Beginn: 20:00
Einlaß: 19:00
Jason Sharp has emerged as one of Canada’s most fascinating New Music composers in recent years. From his roots as a saxophonist in Montréal’s fertile jazz and improv scene, Sharp developed as a soloist with drone-based durational music, circular breathing, and an increasing exploration of the body and technology.
His impressive 2016 debut A Boat Upon Its Blood was a molten and musically diverse work of modern composition inspired by a Robert Creeley poem, distinguished by Sharp’s use of a heart monitor and amplified breath to trigger various rhythmic and textural electronic elements – alongside his own saxophone playing and contributions from guest players on violin and lap steel guitar.
Stand Above The Streams expands on this approach, with Sharp having further developed his custom Midi and synthesis apparatuses, and most notably collaborating on these compositions with Adam Basanta, whose renowned practice in sound art, sound installation and autonomous sound systems makes for impressively immersive, layered and complex new work.
All sound sources on Stand Above The Streams originate with Sharp (with the exception of violin from the album’s co-producer and mixing engineer Jesse Zubot on one song): bass and baritone saxophones, heartbeat, pulse, and breathing are played/processed in real time through Sharp’s own signal-bending synthesis rig and through Basanta’s bespoke ‚controlled feedback‘ amplification system. The album’s rhythms are generated wholly from Sharp’s similarly controlled breathing and heart rate. The results are utterly gripping, with melodic and micro-tonal elements flowing amidst waves of atmospheric pink and brown noise, low-end modulation and calibrated distortion.

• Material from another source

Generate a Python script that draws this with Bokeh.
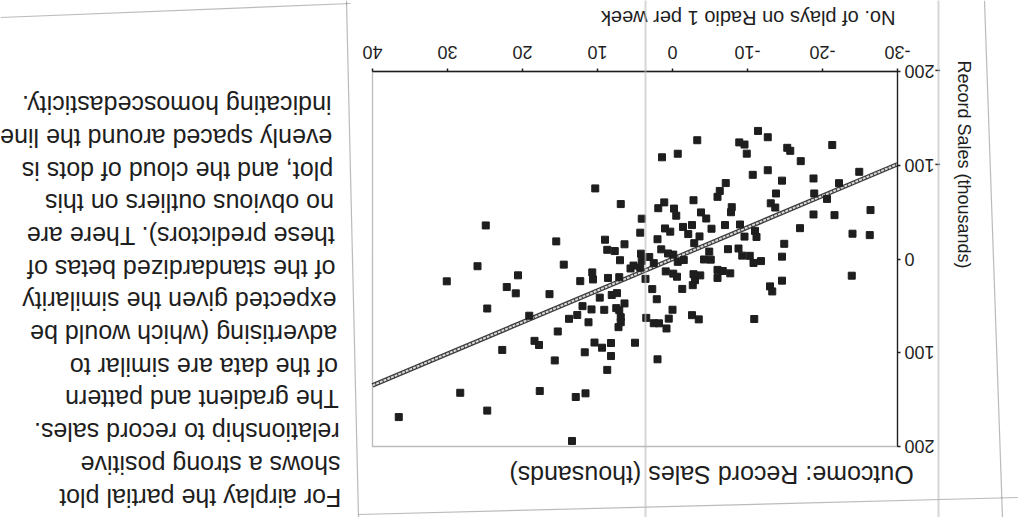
import math
from bokeh.plotting import figure
from bokeh.core.properties import value
from bokeh.models import (Range1d, FixedTicker, Label, LabelSet, BoxAnnotation,
                          PolyAnnotation, ColumnDataSource)
from bokeh.embed import file_html
from bokeh.resources import INLINE

# ---- data ----
radio_plays = [24.9, 15.5, 10.3, 6.9, 9.0, 8.7, 7.7, 6.4, 7.0, -11.4, -12.7, -3.3, -8.9, -9.6, -15.3, -15.7,
               -21.3, -9.9, 1.4, -0.7, -17.1, -12.7, -10.7, -14.6, -18.8, -24.9, -22.2, -7.1, -6.3, -6.0,
               -13.8, -18.9, -20.6, -13.1, -13.7, 1.1, 1.9, -2.8, -0.2, -0.5, -3.8, -4.5, -7.9, -7.8, -18.8,
               -21.6, -26.4, 4.1, -17.0, -24.0, -26.3, -7.0, -9.0, -1.4, -2.6, 1.0, 0.3, -5.2, -11.0, -2.1,
               -3.6, -11.2, -9.6, 4.3, 2.0, -14.9, -2.9, 1.5, 0.6, -0.1, -7.4, -8.8, -9.3, -10.3, -14.6, -4.9,
               4.2, 3.1, -4.2, -5.1, -11.8, -10.8, 14.5, 5.6, 5.2, 8.6, 7.1, 10.7, 10.6, 12.3, 16.4, 9.7, 8.1,
               7.4, 6.4, 12.0, 10.8, 9.1, 7.5, 7.1, 6.9, 6.9, 7.2, 13.8, 12.7, 11.2, 2.7, 2.1, -1.3, 0.9, -0.1,
               -0.6, -2.8, -3.0, -3.7, -1.5, -6.0, -6.7, -7.7, -6.0, -2.6, -3.5, 0.0, 0.5, 3.5, 2.5, 1.8, 0.8,
               -10.9, -0.7, 4.1, 2.5, -23.9, -14.6, -13.0, -13.3, -2.7, 5.0, 2.0, 3.6, 4.3, 26.0, 30.1, 20.6,
               22.1, 20.9, 24.7, 19.1, 15.3, 18.4, 17.8, 22.7, 15.7, 11.7, 10.4, 9.4, 8.2, 8.2, 8.7, 17.7,
               28.3, 24.7, 36.5, 12.9, 11.6, 13.4]
record_sales = [-35.8, -18.8, -75.3, -58.6, -20.6, -9.8, -8.5, -15.7, 1.3, -136.6, -129.9, -126.7, -124.4,
                -122.1, -118.6, -115.4, -121.6, -112.4, -108.5, -112.3, -104.4, -94.7, -89.8, -83.6, -85.9,
                -93.0, -80.9, -81.0, -72.6, -66.3, -69.9, -69.9, -64.1, -59.4, -54.9, -60.4, -54.2, -62.7,
                -53.8, -46.2, -49.7, -43.2, -55.3, -49.9, -47.5, -46.8, -52.2, -43.0, -32.9, -27.0, -25.5,
                -36.2, -36.8, -34.2, -36.2, -32.6, -29.2, -32.3, -30.0, -26.6, -24.1, -23.5, -23.9, -28.1,
                -21.1, -16.2, -16.9, -10.3, -5.9, -4.7, -10.5, -11.2, -3.6, -3.4, -2.5, -7.9, -5.7, -2.1, 0.5,
                0.7, 2.2, 4.2, 6.0, 10.1, 7.0, 20.2, 19.4, 14.3, 21.8, 23.6, 37.5, 41.2, 38.4, 36.4, 47.4,
                50.3, 53.8, 54.2, 52.4, 54.6, 62.1, 67.4, 72.7, 63.8, 59.7, 67.5, 32.1, 42.9, 31.9, 13.2, 15.6,
                18.9, 16.2, 22.6, 17.5, 1.1, 11.6, 12.8, 15.3, 20.2, 59.9, 64.4, 54.1, 63.6, 62.8, 68.5, 68.6,
                74.1, 64.0, 3.0, 1.9, 4.4, 17.8, 23.1, 29.2, 34.6, 27.9, 89.3, 107.0, 21.2, 9.3, 7.7, 23.8,
                17.4, 29.9, 36.6, 52.8, 60.5, 77.3, 87.3, 91.7, 97.0, 108.2, 99.5, 89.1, 94.6, 89.6, 103.5,
                118.3, 140.8, 142.7, 161.7, 168.6, 147.2, 143.3, 194.1]
x_ticks = [-30, -20, -10, 0, 10, 20, 30, 40]
y_ticks = [-200, -100, 0, 100, 200]
fit_slope = 3.37
fit_intercept = 0.0

title_text = "Outcome: Record Sales (thousands)"
x_label = "No. of plays on Radio 1 per week"
y_label = "Record Sales (thousands)"
note_lines = [
    "For airplay the partial plot",
    "shows a strong positive",
    "relationship to record sales.",
    "The gradient and pattern",
    "of the data are similar to",
    "advertising (which would be",
    "expected given the similarity",
    "of the standardized betas of",
    "these predictors). There are",
    "no obvious outliers on this",
    "plot, and the cloud of dots is",
    "evenly spaced around the line",
    "indicating homoscedasticity.",
]

# ---- layout (page pixels of the chart box) ----
W, H = 1018, 517
FL, FR, FT, FB = 372, 897, 71, 446
FONT = "Liberation Sans"
INK = "#1e1e1e"
XMAX, XMIN = max(x_ticks), min(x_ticks)
YMIN, YMAX = min(y_ticks), max(y_ticks)
SX = (FR - FL) / (XMAX - XMIN)      # px per x unit
SY = (FB - FT) / (YMAX - YMIN)      # px per y unit
X_AT_0 = XMAX + FL / SX             # x value at the left page edge (reversed axis)
Y_AT_0 = YMIN - FT / SY             # y value at the top page edge (reversed axis)


def dx(px):
    return X_AT_0 - px / SX


def dy(py):
    return Y_AT_0 + py / SY


p = figure(width=W, height=H, output_backend="svg", toolbar_location=None,
           x_range=Range1d(dx(0), dx(W)), y_range=Range1d(dy(H), dy(0)),
           x_axis_location="above", y_axis_location="right",
           min_border=0)
p.background_fill_color = "white"
p.border_fill_color = "white"
p.outline_line_color = None
p.grid.visible = False

xa, ya = p.xaxis[0], p.yaxis[0]
xa.fixed_location = YMIN
ya.fixed_location = XMIN
xa.bounds = (XMIN, XMAX)
ya.bounds = (YMIN, YMAX)
xa.ticker = FixedTicker(ticks=x_ticks)
ya.ticker = FixedTicker(ticks=y_ticks)
xa.major_label_overrides = {t: "" for t in x_ticks}
ya.major_label_overrides = {t: "" for t in y_ticks}
for ax in (xa, ya):
    ax.axis_line_color = INK
    ax.axis_line_width = 1.3
    ax.major_tick_in = 0
    ax.major_tick_out = 3
    ax.major_tick_line_color = INK
    ax.major_tick_line_width = 1.5
    ax.minor_tick_line_color = None

# chart box
p.add_layout(BoxAnnotation(left=XMAX, right=XMIN, top=YMIN, bottom=YMAX,
                           fill_alpha=0, line_color=INK, line_width=1.3))

# regression line (partial plot fit)
line_x = [XMAX, XMIN]
line_y = [fit_intercept + fit_slope * v for v in line_x]
p.line(line_x, line_y, line_color="#3c3c3c", line_width=4.5)
p.line(line_x, line_y, line_color="#d8d8d8", line_width=2, line_dash="3 1")

p.scatter(radio_plays, record_sales, marker="square", size=7,
          fill_color=INK, line_color=INK)

# tick labels (page is upside down)
xt = ColumnDataSource(dict(x=x_ticks, y=[dy(52)] * len(x_ticks), t=[str(v) for v in x_ticks]))
p.add_layout(LabelSet(x="x", y="y", text="t", source=xt, angle=math.pi,
                      text_align="center", text_baseline="middle",
                      text_font=value(FONT), text_font_size=value("18px"), text_color=INK))
yt = ColumnDataSource(dict(x=[dx(904)] * len(y_ticks), y=y_ticks, t=[str(v) for v in y_ticks]))
p.add_layout(LabelSet(x="x", y="y", text="t", source=yt, angle=math.pi,
                      text_align="right", text_baseline="middle",
                      text_font=value(FONT), text_font_size=value("18px"), text_color=INK))

# titles
p.add_layout(Label(x=dx(711), y=dy(474), text=title_text, angle=math.pi,
                   text_align="center", text_baseline="middle",
                   text_font=FONT, text_font_size="25px", text_color=INK))
p.add_layout(Label(x=dx(895), y=dy(17), text=x_label, angle=math.pi,
                   text_align="left", text_baseline="middle",
                   text_font=FONT, text_font_size="20px", text_color=INK))
p.add_layout(Label(x=dx(963), y=dy(60), text=y_label, angle=-math.pi / 2,
                   text_align="left", text_baseline="middle",
                   text_font=FONT, text_font_size="18px", text_color=INK))
for k, s in enumerate(note_lines):
    py = 497 - 32.7 * k
    p.add_layout(Label(x=dx(331 + 0.025 * (py - 105)), y=dy(py), text=s, angle=math.pi,
                       text_align="left", text_baseline="middle",
                       text_font=FONT, text_font_size="25px", text_color=INK))

# page frame lines and scanner streaks
page_lines = [((0, 350), (17, 3)), ((346, 358), (0, 517)), ((358, 1018), (514, 497)),
              ((984, 1002), (0, 517))]
for xs, ys in page_lines:
    p.add_layout(PolyAnnotation(xs=[dx(v) for v in xs], ys=[dy(v) for v in ys],
                                fill_alpha=0, line_color=INK, line_width=1.2))
for sx in (644, 937):
    p.add_layout(BoxAnnotation(left=dx(sx), right=dx(sx + 2), top=dy(-5), bottom=dy(H + 5),
                               fill_color="#bdbdbd", fill_alpha=0.6, line_alpha=0))

open("out.html", "w").write(file_html(p, INLINE))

Through four parts each running in the 10-minute range, Stand Above The Streams conjures an evocative, abstracted survey of organic nature, perhaps from on high, like a satellite scanning and processing data across diverse and slowly changing landscapes. The album also sits very comfortably alongside the recent resurgence in synth-based soundtrack music (John Carpenter, Tangerine Dream et al) – though as alien as it can sometimes sound, there is an unmistakable human element and underlying warmth that courses through the tensile strength of this music, electrifying it with the viscera of the body.